Set down each line of the data below exactly as it stands, dropping the pictures.

# DATASET EXCERPT start

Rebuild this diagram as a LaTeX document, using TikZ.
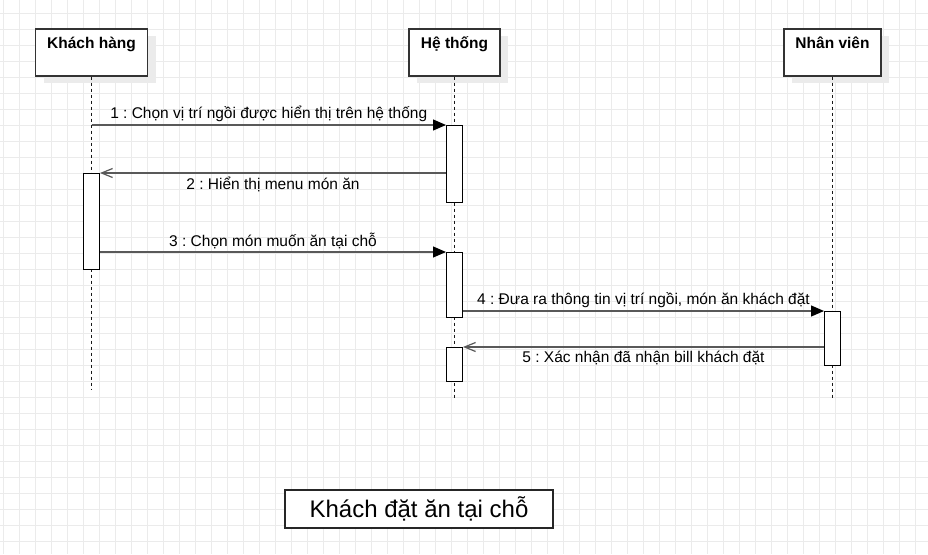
\documentclass[tikz,border=0pt]{standalone}
\usepackage{fontspec}
\setmainfont{Liberation Sans}
\frenchspacing
\usetikzlibrary{calc,arrows.meta,shadows}

\tikzset{
  gridline/.style={line width=1pt, color=black!8},
  actor/.style={draw=black!80, line width=1.2pt, fill=white, minimum width=#1, minimum height=47pt, inner sep=0pt,
    drop shadow={shadow xshift=8pt, shadow yshift=-7pt, fill=black!8, opacity=1}},
  actorname/.style={font=\fontsize{15.5}{18}\selectfont\bfseries, anchor=base, inner sep=0pt},
  lifeline/.style={line width=1.2pt, color=black!90, dash pattern=on 3pt off 3pt},
  act/.style={draw=black, line width=1pt, fill=white, minimum width=16pt, minimum height=#1, inner sep=0pt, anchor=north},
  msg/.style={line width=1.2pt, color=black!65},
  call/.style={msg, -{Triangle[length=13pt, width=11pt, black]}},
  reply/.style={msg, -{Straight Barb[length=11pt, width=9pt]}},
  msglabel/.style={font=\fontsize{15.5}{18}\selectfont, text=black, inner sep=3pt},
  titlebox/.style={draw=black!85, line width=1.2pt, fill=white, minimum width=268pt, minimum height=38pt, font=\fontsize{24}{28}\selectfont}
}

\begin{document}
\begin{tikzpicture}[x=1pt, y=-1pt]
		%%%%% START %%%%%
		
		\useasboundingbox (0,0) rectangle (928,554);
		\fill[white] (0,0) rectangle (928,554);
		\foreach \gx in {3,19,...,915} \draw[gridline] (\gx,0) -- (\gx,554);
		\foreach \gy in {13,29,...,541} \draw[gridline] (0,\gy) -- (928,\gy);
		
		\node[actor=112pt] (kh) at (91.5,52.5) {};
		\node[actor=91pt] (ht) at (454.5,52.5) {};
		\node[actor=97pt] (nv) at (832.5,52.5) {};
		\node[actorname] (khname) at ($(kh.north)+(0,20)$) {Khách hàng};
		\node[actorname] (htname) at ($(ht.north)+(0,20)$) {Hệ thống};
		\node[actorname] (nvname) at ($(nv.north)+(0,20)$) {Nhân viên};
		
		\coordinate (khend) at (91.5,390);
		\coordinate (htend) at (454.5,398);
		\coordinate (nvend) at (832.5,398);
		\draw[lifeline] (kh.south) -- (khend);
		\draw[lifeline] (ht.south) -- (htend);
		\draw[lifeline] (nv.south) -- (nvend);
		
		\node[act=77pt] (ht1) at (454.5,125) {};
		\node[act=96pt] (kh1) at (91.5,173) {};
		\node[act=65pt] (ht2) at (454.5,252) {};
		\node[act=54pt] (nv1) at (832.5,311) {};
		\node[act=34pt] (ht3) at (454.5,347) {};
		
		\coordinate (m1from) at (91.5,125);
		\draw[call] (m1from) -- (ht1.north west) node[msglabel, midway, above] {1 : Chọn vị trí ngồi được hiển thị trên hệ thống};
		\draw[reply] (ht1.west |- kh1.north) -- (kh1.north east) node[msglabel, midway, below] {2 : Hiển thị menu món ăn};
		\draw[call] (kh1.east |- ht2.north) -- (ht2.north west) node[msglabel, midway, above] {3 : Chọn món muốn ăn tại chỗ};
		\draw[call] (ht2.east |- nv1.north) -- (nv1.north west) node[msglabel, midway, above] {4 : Đưa ra thông tin vị trí ngồi, món ăn khách đặt};
		\draw[reply] (nv1.west |- ht3.north) -- (ht3.north east) node[msglabel, midway, below] {5 : Xác nhận đã nhận bill khách đặt};
		
		\node[titlebox] (tieude) at (419,509) {Khách đặt ăn tại chỗ};
		
		%%%%% END %%%%%
	\end{tikzpicture}
\end{document}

# DATASET EXCERPT end

### THE RESULT
Rebuild this diagram as a LaTeX document, using TikZ.
\documentclass[tikz,border=0pt]{standalone}
\usepackage{fontspec}
\setmainfont{Liberation Sans}
\frenchspacing
\usetikzlibrary{calc,arrows.meta,shadows}

\tikzset{
  gridline/.style={line width=1pt, color=black!8},
  actor/.style={draw=black!80, line width=1.2pt, fill=white, minimum width=#1, minimum height=47pt, inner sep=0pt,
    drop shadow={shadow xshift=8pt, shadow yshift=-7pt, fill=black!8, opacity=1}},
  actorname/.style={font=\fontsize{15.5}{18}\selectfont\bfseries, anchor=base, inner sep=0pt},
  lifeline/.style={line width=1.2pt, color=black!90, dash pattern=on 3pt off 3pt},
  act/.style={draw=black, line width=1pt, fill=white, minimum width=16pt, minimum height=#1, inner sep=0pt, anchor=north},
  msg/.style={line width=1.2pt, color=black!65},
  call/.style={msg, -{Triangle[length=13pt, width=11pt, black]}},
  reply/.style={msg, -{Straight Barb[length=11pt, width=9pt]}},
  msglabel/.style={font=\fontsize{15.5}{18}\selectfont, text=black, inner sep=3pt},
  titlebox/.style={draw=black!85, line width=1.2pt, fill=white, minimum width=268pt, minimum height=38pt, font=\fontsize{24}{28}\selectfont}
}

\begin{document}
\begin{tikzpicture}[x=1pt, y=-1pt]
		%%%%% START %%%%%
		
		\useasboundingbox (0,0) rectangle (928,554);
		\fill[white] (0,0) rectangle (928,554);
		\foreach \gx in {3,19,...,915} \draw[gridline] (\gx,0) -- (\gx,554);
		\foreach \gy in {13,29,...,541} \draw[gridline] (0,\gy) -- (928,\gy);
		
		\node[actor=112pt] (kh) at (91.5,52.5) {};
		\node[actor=91pt] (ht) at (454.5,52.5) {};
		\node[actor=97pt] (nv) at (832.5,52.5) {};
		\node[actorname] (khname) at ($(kh.north)+(0,20)$) {Khách hàng};
		\node[actorname] (htname) at ($(ht.north)+(0,20)$) {Hệ thống};
		\node[actorname] (nvname) at ($(nv.north)+(0,20)$) {Nhân viên};
		
		\coordinate (khend) at (91.5,390);
		\coordinate (htend) at (454.5,398);
		\coordinate (nvend) at (832.5,398);
		\draw[lifeline] (kh.south) -- (khend);
		\draw[lifeline] (ht.south) -- (htend);
		\draw[lifeline] (nv.south) -- (nvend);
		
		\node[act=77pt] (ht1) at (454.5,125) {};
		\node[act=96pt] (kh1) at (91.5,173) {};
		\node[act=65pt] (ht2) at (454.5,252) {};
		\node[act=54pt] (nv1) at (832.5,311) {};
		\node[act=34pt] (ht3) at (454.5,347) {};
		
		\coordinate (m1from) at (91.5,125);
		\draw[call] (m1from) -- (ht1.north west) node[msglabel, midway, above] {1 : Chọn vị trí ngồi được hiển thị trên hệ thống};
		\draw[reply] (ht1.west |- kh1.north) -- (kh1.north east) node[msglabel, midway, below] {2 : Hiển thị menu món ăn};
		\draw[call] (kh1.east |- ht2.north) -- (ht2.north west) node[msglabel, midway, above] {3 : Chọn món muốn ăn tại chỗ};
		\draw[call] (ht2.east |- nv1.north) -- (nv1.north west) node[msglabel, midway, above] {4 : Đưa ra thông tin vị trí ngồi, món ăn khách đặt};
		\draw[reply] (nv1.west |- ht3.north) -- (ht3.north east) node[msglabel, midway, below] {5 : Xác nhận đã nhận bill khách đặt};
		
		\node[titlebox] (tieude) at (419,509) {Khách đặt ăn tại chỗ};
		
		%%%%% END %%%%%
	\end{tikzpicture}
\end{document}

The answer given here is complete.